--- Dataset extract ---

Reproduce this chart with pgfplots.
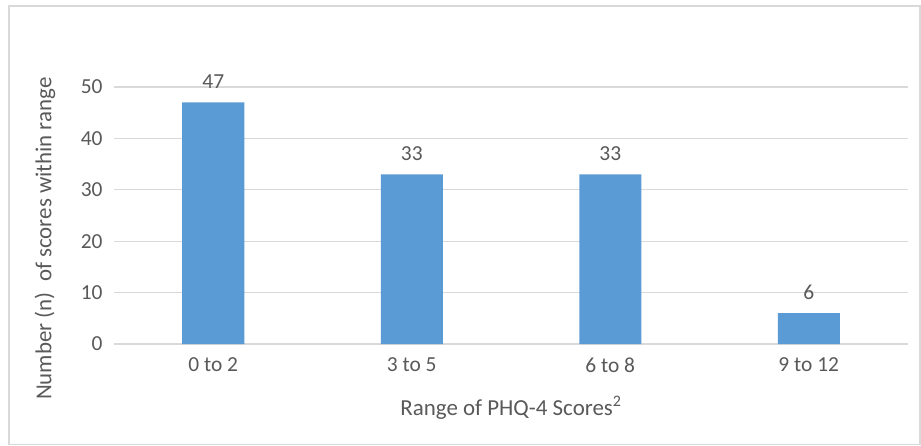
\documentclass[border=0pt]{standalone}
\usepackage{fontspec}
\setmainfont{Carlito}
\usepackage{pgfplots}
\pgfplotsset{compat=1.18}
\definecolor{barblue}{HTML}{5B9BD5}
\definecolor{txtgray}{HTML}{595959}
\definecolor{gridgray}{HTML}{D9D9D9}
\begin{document}
\begin{tikzpicture}
\useasboundingbox (-114bp,-102bp) rectangle (807bp,344bp);
\draw[gridgray, line width=1.2bp] (-105bp,-100.5bp) rectangle (806bp,338bp);
\begin{axis}[
  at={(0,0)}, anchor=south west,
  scale only axis, width=794bp, height=257bp,
  xmin=-0.5, xmax=3.5, ymin=0, ymax=50,
  xtick=data, xticklabels={0 to 2,3 to 5,6 to 8,9 to 12},
  ytick={0,10,...,50},
  axis x line*=bottom, axis y line*=left,
  x axis line style={gridgray, line width=1.2bp},
  y axis line style={draw=none},
  ymajorgrids, grid style={gridgray, line width=1.2bp},
  major tick length=0pt,
  tick label style={font=\fontsize{21.5}{25}\selectfont, text=txtgray},
  /pgf/number format/assume math mode=true,
  xticklabel style={yshift=-10bp},
  yticklabel style={xshift=-8bp},
  xlabel={Range of PHQ-4 Scores\textsuperscript{2}},
  ylabel={Number (n)\ \ of scores within range},
  label style={font=\fontsize{23}{27}\selectfont, text=txtgray},
  xlabel style={at={(axis description cs:0.5,-0.25)}, anchor=center},
  ylabel style={at={(axis description cs:-0.087,0.41)}, anchor=center},
  ybar, bar width=62bp,
  nodes near coords,
  nodes near coords style={font=\fontsize{21.5}{25}\selectfont, text=txtgray, anchor=south, yshift=10bp},
  clip=false,
]
\addplot[fill=barblue, draw=none] coordinates {(0,47) (1,33) (2,33) (3,6)};
\end{axis}
\end{tikzpicture}
\end{document}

--- Requirement ---
Without including any pictures, reproduce the listing exactly.

--- Exercise answer ---
Reproduce this chart with pgfplots.
\documentclass[border=0pt]{standalone}
\usepackage{fontspec}
\setmainfont{Carlito}
\usepackage{pgfplots}
\pgfplotsset{compat=1.18}
\definecolor{barblue}{HTML}{5B9BD5}
\definecolor{txtgray}{HTML}{595959}
\definecolor{gridgray}{HTML}{D9D9D9}
\begin{document}
\begin{tikzpicture}
\useasboundingbox (-114bp,-102bp) rectangle (807bp,344bp);
\draw[gridgray, line width=1.2bp] (-105bp,-100.5bp) rectangle (806bp,338bp);
\begin{axis}[
  at={(0,0)}, anchor=south west,
  scale only axis, width=794bp, height=257bp,
  xmin=-0.5, xmax=3.5, ymin=0, ymax=50,
  xtick=data, xticklabels={0 to 2,3 to 5,6 to 8,9 to 12},
  ytick={0,10,...,50},
  axis x line*=bottom, axis y line*=left,
  x axis line style={gridgray, line width=1.2bp},
  y axis line style={draw=none},
  ymajorgrids, grid style={gridgray, line width=1.2bp},
  major tick length=0pt,
  tick label style={font=\fontsize{21.5}{25}\selectfont, text=txtgray},
  /pgf/number format/assume math mode=true,
  xticklabel style={yshift=-10bp},
  yticklabel style={xshift=-8bp},
  xlabel={Range of PHQ-4 Scores\textsuperscript{2}},
  ylabel={Number (n)\ \ of scores within range},
  label style={font=\fontsize{23}{27}\selectfont, text=txtgray},
  xlabel style={at={(axis description cs:0.5,-0.25)}, anchor=center},
  ylabel style={at={(axis description cs:-0.087,0.41)}, anchor=center},
  ybar, bar width=62bp,
  nodes near coords,
  nodes near coords style={font=\fontsize{21.5}{25}\selectfont, text=txtgray, anchor=south, yshift=10bp},
  clip=false,
]
\addplot[fill=barblue, draw=none] coordinates {(0,47) (1,33) (2,33) (3,6)};
\end{axis}
\end{tikzpicture}
\end{document}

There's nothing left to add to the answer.